Step 3: Configure concurrency control for data synchronization

If you select Use DONE File, you can upload a DONE file to control the timing for OpenSearch to pull full data. This ensures the integrity of the full data. Before OpenSearch pulls full data from MaxCompute, OpenSearch checks whether the DONE file of the current day exists. If the file does not exist, OpenSearch waits for the DONE file. The default timeout period is 1 hour.

  • You must download the installation package of the MaxCompute client from the official website of MaxCompute.

  • You must have the CreateResource permission on the required project.

  • After you install the MaxCompute client, run the following command on your MaxCompute instance. The DONE file is named in the $prefix_%Y-%m-%d format. $prefix: By default, the prefix of the name of the DONE file is the table name. %Y-%m-%d specifies the date of a scheduled reindexing task. The minimum interval for scheduled reindexing tasks is one day.

    odpscmd –u accessid –p accesskey --project=<prj_name>–e "add file <done file>;"
  • The content of DONE files is in the JSON format. A DONE file needs to contain only the timestamp in milliseconds of the current full data. The system retains only the incremental data in the recent three days. Therefore, the point in time that is specified by the timestamp must be within the latest three days.
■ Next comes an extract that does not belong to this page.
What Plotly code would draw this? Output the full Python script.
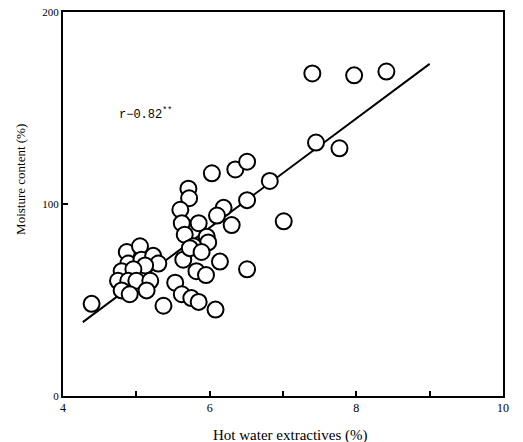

  • The timestamp in a DONE file indicates the point in time of the incremental data to be pulled. If you do not specify the timestamp, incremental data from the start time of the scheduled reindexing task is appended. OpenSearch retains only the incremental data in recent three days. Therefore, the point in time must be within the latest three days.

  • For example, full data is generated at 09:00 on the current day, MaxCompute processes the full data at 10:00, and the scheduled reindexing task in OpenSearch starts at 10:30. After MaxCompute processes the full data, the incremental data after 09:00 on the current day is appended. You must specify the timestamp that corresponds to 09:00 on the current day in milliseconds in the DONE file to ensure data integrity. Otherwise, the incremental data after 10:30, the default start time of the scheduled reindexing task, is appended. The incremental data from 09:00 to 10:30 is lost. Proceed with caution.If no incremental data is generated, you do not need to specify the timestamp.

  • The following sample code shows an example of the content of a DONE file for an advanced application. The timestamp in the DONE file is used to append incremental data. You can use a similar way to specify the timestamp in DONE files for standard applications.

{
"timestamp":"1234567890000"
}

Priority of a DONE file and data time:

  1. The data time of MaxCompute data sources is required and takes precedence over a DONE file.

  2. If you create only one version for an application, you need to specify only the data time. In this case, you cannot use a DONE file alone.

  3. If you need to use a scheduled reindexing task, you must specify both the data time and a DONE file. The data time takes precedence over the DONE file for the first version. The DONE file takes precedence over the data time for subsequent versions.